For the stack, it’s unclear what many tasks do from their name alone. dumpTaskMetadata.py is self-described in its own docstring as a tool to
Select images and report which tracts and patches they are in
I would never have guessed that. Unspecific names makes docs harder to read if one can’t find expected keywords while scanning the table of contents.
Task documentation is lacking
Even if the user has found the right task, we have the problem of documentation. We fundamentally need all tasks to be comprehensively documented in task docstrings and rendered to the LSST Stack Handbook.
But even then tasks are challenging to document because they are so configurable. It’s possible for sub-tasks to be redirected. Thus any ‘static’ documentation can be contradicted by task redirection done by the user.
A vision of the command line experience
Here I present a vision of what our command line experience could be like.
The lsst command
When we tell a new user about LSST’s task pipeline we tell them one thing: “check out the lsst app.”
All tasks are namespaced into subcommands in the same sense as sprawling command line applications like
git or our example
vagrant from above.
Tasks would then be sub-commands
> lsst process-ccd [args]
Tasks provided with instruments or by community packages would have their own command space
sdss process-ccd [args] decam process-ccd [args] megacam process-ccd [args]
You’ll also notice that in such a command architecture, we’ve done away with amateur-looking
taskName.py script names. The
lsst task signature signals to the user: these aren’t cobbled scripts; this is a well-engineered application.
When you run the root command
A user knows that that the LSST pipeline is packaged in the
lsst command.
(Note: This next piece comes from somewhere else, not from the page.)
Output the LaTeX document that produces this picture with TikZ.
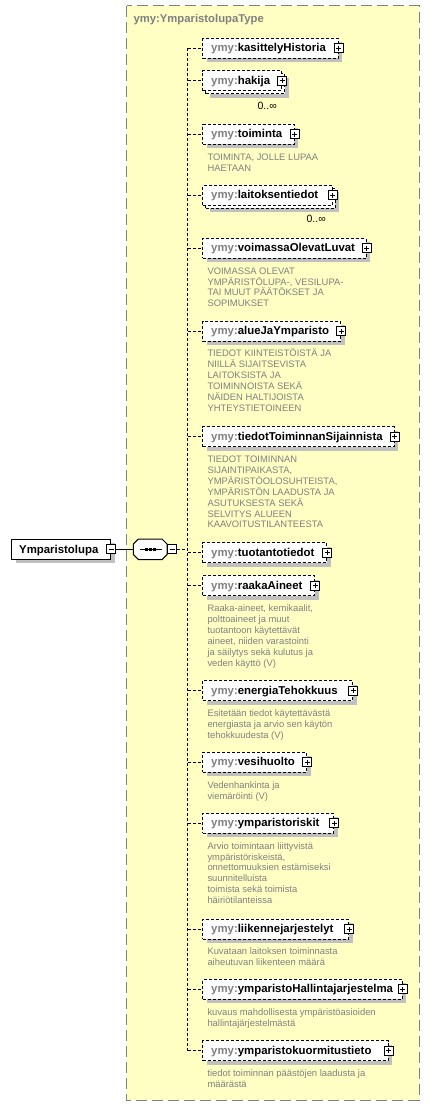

But that user doesn’t really know anything else; let alone how to run the pipeline.
The natural thing is to just type at the command line:
When this happens, we help the user! The root command prints out a small help message pointing to the online task documentation. It also goes a step further, and prints out a list of all available command line tasks.
Now without even reading the docs, the user has a list of commands to try.
(Note: to be idiomatic and safe,
lsst --help will do the same thing)
Getting help on running a task
So the user knows the commands, but how are they run and what do they do? The initial help message will the user to try any command with the
help verb, as in:
> lsst help process-ccd
This will show user-oriented task documentation, including a usage example, and a list of arguments and their defaults.
Note that this documentation should include a schematic flow of any subtasks called. The argument list should include arguments associated with the subtasks.
Since the total collection of arguments might be overwhelming, some arguments may be labeled as ‘superuser arguments’ and their defaults often assumed to be correct. By default these superuser arguments would be omitted from the
> lsst help --all process-ccd
would reveal them.
Similarly, a user might want to filter the command line help to just the base package or a certain subtask. These commands would help with that
# only arguments for process-ccd itself > lsst help --base process-ccd # help for isr,calibrate subtasks. > lsst help --sub isr,calibrate process-ccd
Graphical task help
The terminal has limited information bandwidth. Instead, we could use the
> lsst show process-ccd [args]
This launches a local static web page showing the pipeline, including task help and the values of arguments as currently set on the command line.
This is an improvement on the docs that I can ship with the LSST Stack Docs because these docs will reflect the actual state of a task given the current configuration, including redirected tasks and what arguments have been set to non-default values.
Graphical task composition
The static web server help provided by
lsst show process-ccd was nice, but why settle?
> lsst compose process-ccd
launches a graphical task composer. That is, a local python server is booted up. In this local web app, the user can actually configure and preview the task pipeline.
The user could graphically redirect a subtask to another one and dynamically see the new options that are needed.
The user could also see exactly what data would be processed given Butler data id selectors.
Once the user was satisfied, that pipeline configuration could be exported from the local web app so that the user could immediately run the pipeline in the command line.
This discussion is deliberately not about implementation, but rather about experience. Nonetheless, the experience requires these pieces of infrastructure to be implemented:
- There needs to be a task registry that not only LSST stack tasks plug into, but any third-part
obs_tasks etc plug into as well. This will allow the
lsstcommand to show a listing of all commands, and for
lsst composeto help a user redirect subtasks by showing tasks available.
- Tasks not long exist as command line scripts, but as Python modules that follow a task protocol/API.
- There needs to be an API for tasks to expose their processing task pipeline DAG, as currently configured.
I’ve designed a command line task architecture not by considering the implementation details, but by instead considering the user experience. I’ve given a realization of what UX thinking might give you. But even if this specific command line UI is not adopted, I stress that UX thinking should be used when implementing any changes to the command line task architecture.
I also think that tasks should be viewed and designed as a cohesive whole. Tasks shouldn’t just be created to suit a need and figuratively thrown into a bin/ directory. Tasks should serve as a unified vocabulary for processing data.